Infogroup - one of the leading providers of business listings - has an interesting post on their site about the problem of errors in local data. In this article they talk specifically about the error of business closure and the frustration that consumers experience when they look up a business, travel to the location only to find that the business is closed.

A report released today by Infogroup, the leading provider of high-value data and multichannel solutions, finds that 52 percent of consumers using local search services have visited a closed business and 44 percent have had a social outing ruined by outdated business listing information.

You can read the full article here.

Now, upon reading this, you might reflect on your own experience and grumble in recognition of this problem. However, the probability of failure can be misleading.

Let's imagine we have some event that has a probability of .99 success. This means that if we attempt this once, there is a .01 chance that we will experience failure.

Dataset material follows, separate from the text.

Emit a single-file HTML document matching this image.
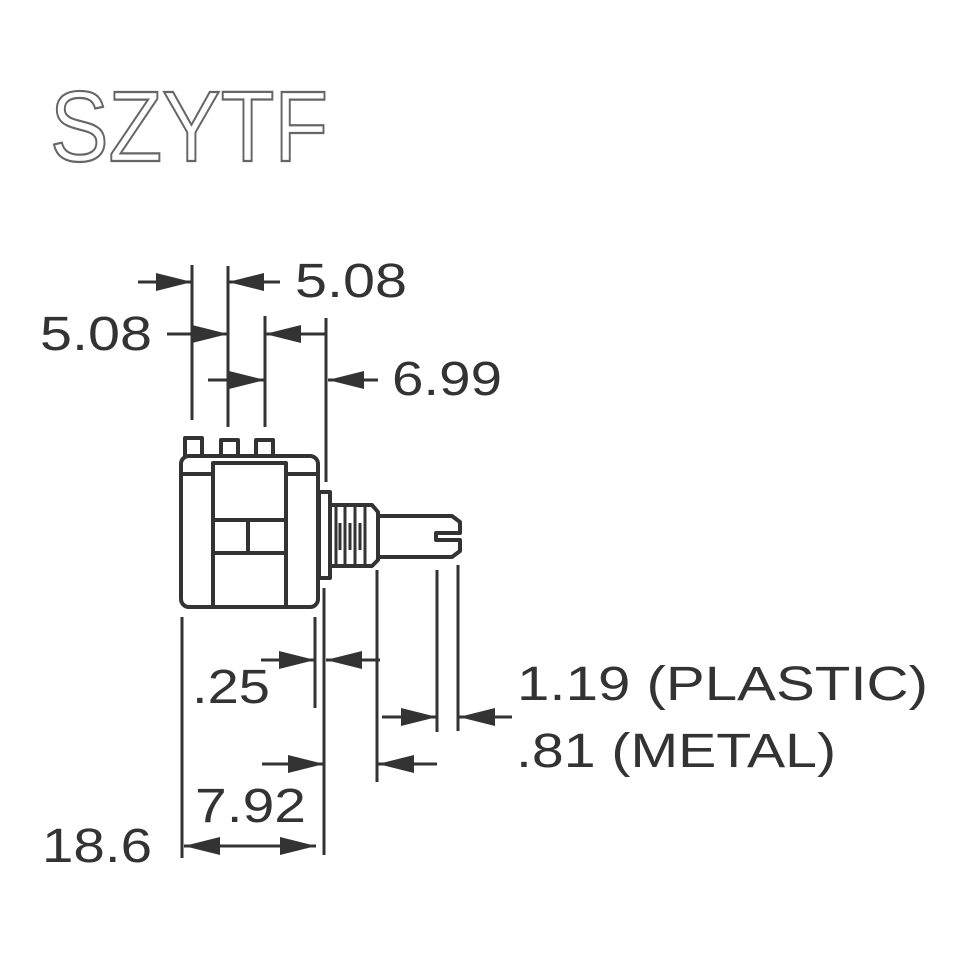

If we attempt this twice, we will have a failure probability of 0.0199. This is computed by calculating the probability of two successes and then subtracting that from 1 (i.e. 1 - 0.99^2).

If we interpret the survey data from Infogroup as meaning consumers have a 52% chance of experiencing an error (on the closure of a business) then we can ask - for a given quality of data, how many unique businesses would a user have to experience in a search engine such that the probability of seeing a single error was 52%?

For example, if our data's accuracy for being open was .99, we find that 1-.99^73 is approximately .52. In other words, a user would have to see only 73 distinct businesses before the probability of having seen a single error reaches 52% as per the Infogroup article.

As data is never perfect, we can then ask - for any corpus of data - how good is it? To be able to determine that a corpus of local listings has a precision of .99 for some attribute (e.g. being open rather than closed) is actually very difficult. Firstly there is the size of the sample required to get reasonable error bounds at 95% confidence; secondly there is the error in labeling (which at this degree of precision is a very tricky issue).

All told, while this is an interesting article, it is important to step back and look at the big picture both in terms of interpreting the results and in terms of understanding not just the challenges in getting accurate data, but even the problem of determining how accurate that data is.

The most important thing in data engineering (the job of building systems that aggregate data and improve it in some regard) is building a system that can respond to change and apply updates and improvements in a fluid manner. When evaluating a data provider, while it is important to ask them for details on the quality of their data (surprisingly, many of them won't be able to tell you) it is equally important to learn about the processes they have in place to update and correct data with as low a latency as possible.